# another table WALNUT



## del schisler (Feb 2, 2006)

i like tables i guess easy to make dovel tales and mortise and tennion on this one 16" tall and 18" top sprayed lacquer also I like the top thanks for looking


----------



## bobj3 (Jan 17, 2006)

Hi del 

One more GREAT table  very nice.

I love the wood it's so great you could use the snapshot for wallpaper on the computer.

DID/CAN you see the wood angel and the angels face in the wood ?? 
And if you look real hard to her left you will see a skull !, to her left and behind her and in the pool of wood. 

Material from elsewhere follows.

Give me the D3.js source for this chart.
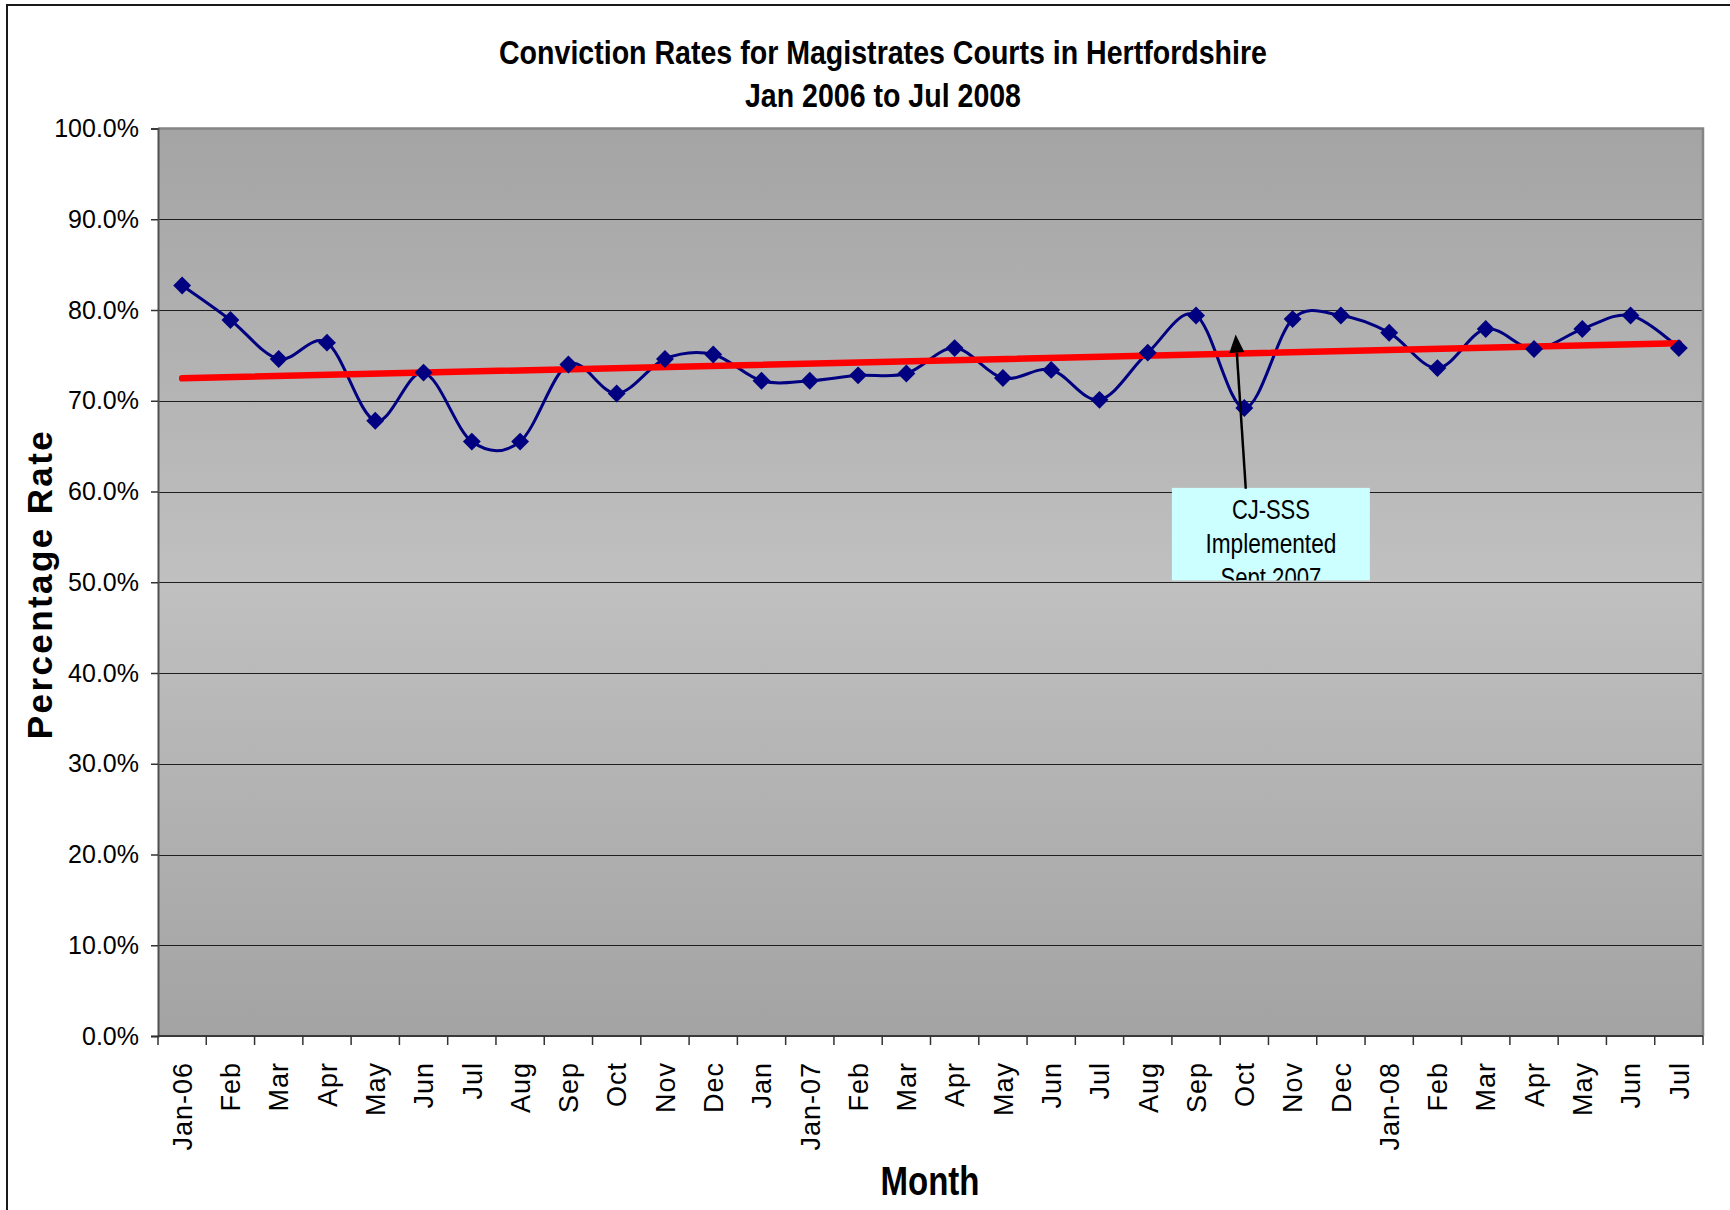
<!DOCTYPE html>
<html lang="en">
  <head>
    <meta charset="UTF-8">
    <title>Conviction Rates</title>
    <script src="https://cdn.jsdelivr.net/npm/d3@7"></script>
    <style>
      body { margin: 0; background: #fff; }
      svg { display: block; }
      .narrow { font-family: "Liberation Sans Narrow", "Arial Narrow", "Liberation Sans", Arial, sans-serif; }
      .plain { font-family: "Liberation Sans", Arial, sans-serif; }
    </style>
  </head>
  <body>
    <svg id="chart"></svg>

    <script>
      // months as printed under the axis (Jan 2007 shows up twice in the source sheet)
      var months = ["Jan-06", "Feb", "Mar", "Apr", "May", "Jun", "Jul", "Aug", "Sep", "Oct", "Nov", "Dec",
                    "Jan", "Jan-07", "Feb", "Mar", "Apr", "May", "Jun", "Jul", "Aug", "Sep", "Oct", "Nov", "Dec",
                    "Jan-08", "Feb", "Mar", "Apr", "May", "Jun", "Jul"];

      // conviction rate, percent
      var rates = [82.7, 78.9, 74.6, 76.4, 67.8, 73.1, 65.5, 65.5, 74.0, 70.8, 74.6, 75.1,
                   72.2, 72.2, 72.8, 73.0, 75.8, 72.5, 73.4, 70.1, 75.3, 79.4, 69.2, 79.0, 79.4,
                   77.5, 73.6, 77.9, 75.7, 77.9, 79.4, 75.8];

      var yTicks = [0, 10, 20, 30, 40, 50, 60, 70, 80, 90, 100];

      var titleLines = ["Conviction Rates for Magistrates Courts in Hertfordshire", "Jan 2006 to Jul 2008"];
      var noteLines = ["CJ-SSS", "Implemented", "Sept 2007"];

      var width = 1730, height = 1210;
      var svg = d3.select("#chart").attr("width", width).attr("height", height);

      var plotL = 158, plotR = 1703, plotT = 128.5, plotB = 1036;

      var x = d3.scaleBand()
          .domain(d3.range(months.length))
          .range([plotL, plotR]);
      // fractional category position, used for ticks and the callout
      var xPos = d3.scaleLinear().domain([0, months.length]).range([plotL, plotR]);
      var y = d3.scaleLinear().domain([0, 100]).range([plotB, plotT]);

      // outer chart border (runs off the bottom/right of the shot)
      svg.append("rect")
          .attr("x", 7).attr("y", 5)
          .attr("width", width + 20).attr("height", height + 20)
          .attr("fill", "none").attr("stroke", "#1a1a1a").attr("stroke-width", 2);

      var defs = svg.append("defs");
      var grad = defs.append("linearGradient")
          .attr("id", "plotFill").attr("x1", 0).attr("y1", 0).attr("x2", 0).attr("y2", 1);
      grad.append("stop").attr("offset", "0%").attr("stop-color", "#a4a4a4");
      grad.append("stop").attr("offset", "50%").attr("stop-color", "#c0c0c0");
      grad.append("stop").attr("offset", "100%").attr("stop-color", "#a3a3a3");

      svg.append("rect")
          .attr("x", plotL).attr("y", plotT)
          .attr("width", plotR - plotL).attr("height", plotB - plotT)
          .attr("fill", "url(#plotFill)");

      // gridlines
      svg.append("g")
          .selectAll("line")
          .data(yTicks.filter(function(d) { return d > 0 && d < 100; }))
          .enter().append("line")
          .attr("x1", plotL).attr("x2", plotR)
          .attr("y1", function(d) { return Math.round(y(d)) + 0.5; })
          .attr("y2", function(d) { return Math.round(y(d)) + 0.5; })
          .attr("stroke", "#1e1e1e").attr("stroke-width", 1);

      // plot frame: grey top/right
      svg.append("path")
          .attr("d", "M" + plotL + "," + plotT + "H" + plotR + "V" + plotB)
          .attr("fill", "none").attr("stroke", "#858585").attr("stroke-width", 2.5);

      // y axis
      var yAxis = svg.append("g")
          .attr("transform", "translate(" + plotL + ",0)")
          .call(d3.axisLeft(y).tickValues(yTicks).tickSize(7).tickPadding(12)
                .tickFormat(function(d) { return d.toFixed(1) + "%"; }));
      yAxis.select(".domain").attr("stroke", "#505050").attr("stroke-width", 2);
      yAxis.selectAll(".tick line").attr("stroke", "#333").attr("stroke-width", 1.5);
      yAxis.selectAll("text")
          .attr("class", "plain")
          .attr("font-size", 25).attr("fill", "#000");

      // x axis: ticks between categories
      var xAxisG = svg.append("g").attr("transform", "translate(0," + plotB + ")");
      xAxisG.append("line")
          .attr("x1", plotL).attr("x2", plotR)
          .attr("stroke", "#3a3a3a").attr("stroke-width", 2);
      xAxisG.selectAll(".tk")
          .data(d3.range(months.length + 1))
          .enter().append("line")
          .attr("class", "tk")
          .attr("x1", function(i) { return xPos(i); })
          .attr("x2", function(i) { return xPos(i); })
          .attr("y1", 0).attr("y2", 9)
          .attr("stroke", "#333").attr("stroke-width", 1.5);
      xAxisG.selectAll(".lbl")
          .data(months)
          .enter().append("text")
          .attr("class", "lbl plain")
          .attr("transform", function(d, i) {
            return "translate(" + (x(i) + x.bandwidth() / 2) + ",26) rotate(-90)";
          })
          .attr("text-anchor", "end")
          .attr("dy", "0.36em")
          .attr("font-size", 27)
          .attr("letter-spacing", 1)
          .text(function(d) { return d; });

      // linear trendline (least squares, like Excel's)
      var idx = d3.range(rates.length);
      var mx = d3.mean(idx), my = d3.mean(rates);
      var sxy = d3.sum(idx, function(i) { return (i - mx) * (rates[i] - my); });
      var sxx = d3.sum(idx, function(i) { return (i - mx) * (i - mx); });
      var slope = sxy / sxx, icept = my - slope * mx;
      var cx = function(i) { return x(i) + x.bandwidth() / 2; };

      // smoothed data line
      var line = d3.line()
          .x(function(d, i) { return cx(i); })
          .y(function(d) { return y(d); })
          .curve(d3.curveCardinal.tension(0));
      svg.append("path")
          .datum(rates)
          .attr("d", line)
          .attr("fill", "none").attr("stroke", "#000080").attr("stroke-width", 3);

      svg.append("line")
          .attr("x1", cx(0)).attr("y1", y(icept))
          .attr("x2", cx(rates.length - 1)).attr("y2", y(icept + slope * (rates.length - 1)))
          .attr("stroke", "#ff0000").attr("stroke-width", 6.5).attr("stroke-linecap", "round");

      svg.append("g")
          .selectAll("path")
          .data(rates)
          .enter().append("path")
          .attr("d", d3.symbol(d3.symbolSquare, 160))
          .attr("transform", function(d, i) { return "translate(" + cx(i) + "," + y(d) + ") rotate(45)"; })
          .attr("fill", "#000080");

      // callout
      var boxX0 = xPos(21), boxX1 = xPos(25.1), boxY0 = y(60.4), boxY1 = y(50.2);
      defs.append("clipPath").attr("id", "noteClip")
          .append("rect")
          .attr("x", boxX0).attr("y", boxY0)
          .attr("width", boxX1 - boxX0).attr("height", boxY1 - boxY0);
      svg.append("rect")
          .attr("x", boxX0).attr("y", boxY0)
          .attr("width", boxX1 - boxX0).attr("height", boxY1 - boxY0)
          .attr("fill", "#ccffff");
      var noteLens = [78, 131, 101];
      svg.append("g").attr("clip-path", "url(#noteClip)")
          .selectAll("text")
          .data(noteLines)
          .enter().append("text")
          .attr("class", "narrow")
          .attr("x", (boxX0 + boxX1) / 2)
          .attr("y", function(d, i) { return boxY0 + 31 + i * 34; })
          .attr("text-anchor", "middle")
          .attr("font-size", 27)
          .attr("textLength", function(d, i) { return noteLens[i]; })
          .attr("lengthAdjust", "spacingAndGlyphs")
          .text(function(d) { return d; });

      var ax0 = xPos(22.53), ay0 = y(60.3), ax1 = xPos(22.32), ay1 = y(77.3);
      var ang = Math.atan2(ay1 - ay0, ax1 - ax0);
      var headLen = 18, headW = 7.5;
      var bx = ax1 - headLen * Math.cos(ang), by = ay1 - headLen * Math.sin(ang);
      svg.append("line")
          .attr("x1", ax0).attr("y1", ay0).attr("x2", bx).attr("y2", by)
          .attr("stroke", "#000").attr("stroke-width", 2.5);
      svg.append("path")
          .attr("d", "M" + ax1 + "," + ay1 +
                "L" + (bx + headW * Math.sin(ang)) + "," + (by - headW * Math.cos(ang)) +
                "L" + (bx - headW * Math.sin(ang)) + "," + (by + headW * Math.cos(ang)) + "Z")
          .attr("fill", "#000");

      // titles
      var titleLens = [768, 276];
      svg.selectAll(".title")
          .data(titleLines)
          .enter().append("text")
          .attr("class", "title narrow")
          .attr("x", 883)
          .attr("y", function(d, i) { return 64 + i * 43; })
          .attr("text-anchor", "middle")
          .attr("font-size", 33).attr("font-weight", "bold")
          .attr("textLength", function(d, i) { return titleLens[i]; })
          .attr("lengthAdjust", "spacingAndGlyphs")
          .text(function(d) { return d; });

      svg.append("text")
          .attr("class", "narrow")
          .attr("x", 930).attr("y", 1195)
          .attr("text-anchor", "middle")
          .attr("font-size", 41).attr("font-weight", "bold")
          .attr("textLength", 99).attr("lengthAdjust", "spacingAndGlyphs")
          .text("Month");

      svg.append("text")
          .attr("class", "plain")
          .attr("transform", "translate(52,584) rotate(-90)")
          .attr("text-anchor", "middle")
          .attr("font-size", 35).attr("font-weight", "bold")
          .attr("letter-spacing", 2.4)
          .text("Percentage Rate");
    </script>
  </body>
</html>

Death Wood Angel captured in Walnut forever. 
see the snapshot below


----------



## challagan (Feb 7, 2006)

Excellent. That is sure some beautiful walnut!! Nice job. 

Corey


----------



## mpphoto (May 7, 2006)

Beautiful work!


----------



## dusty56 (Jan 1, 2006)

haahahaa I thought that I was the only one that saw Angels and the like in wood ! Beautiful , just beautiful !


----------



## nzgeordie (Oct 22, 2006)

Beautiful, just beautiful Del!
Do you own a walnut orchard!?


----------



## bobj3 (Jan 17, 2006)

Hi dusty56

Like you I love walnut and I also see many things in wood.

Take a look at the link below and see if you can see the dog and the tiger in the walnut . 

http://www.routerforums.com/show-n-tell/2432-dog-lovers.html#post25980


Bj


----------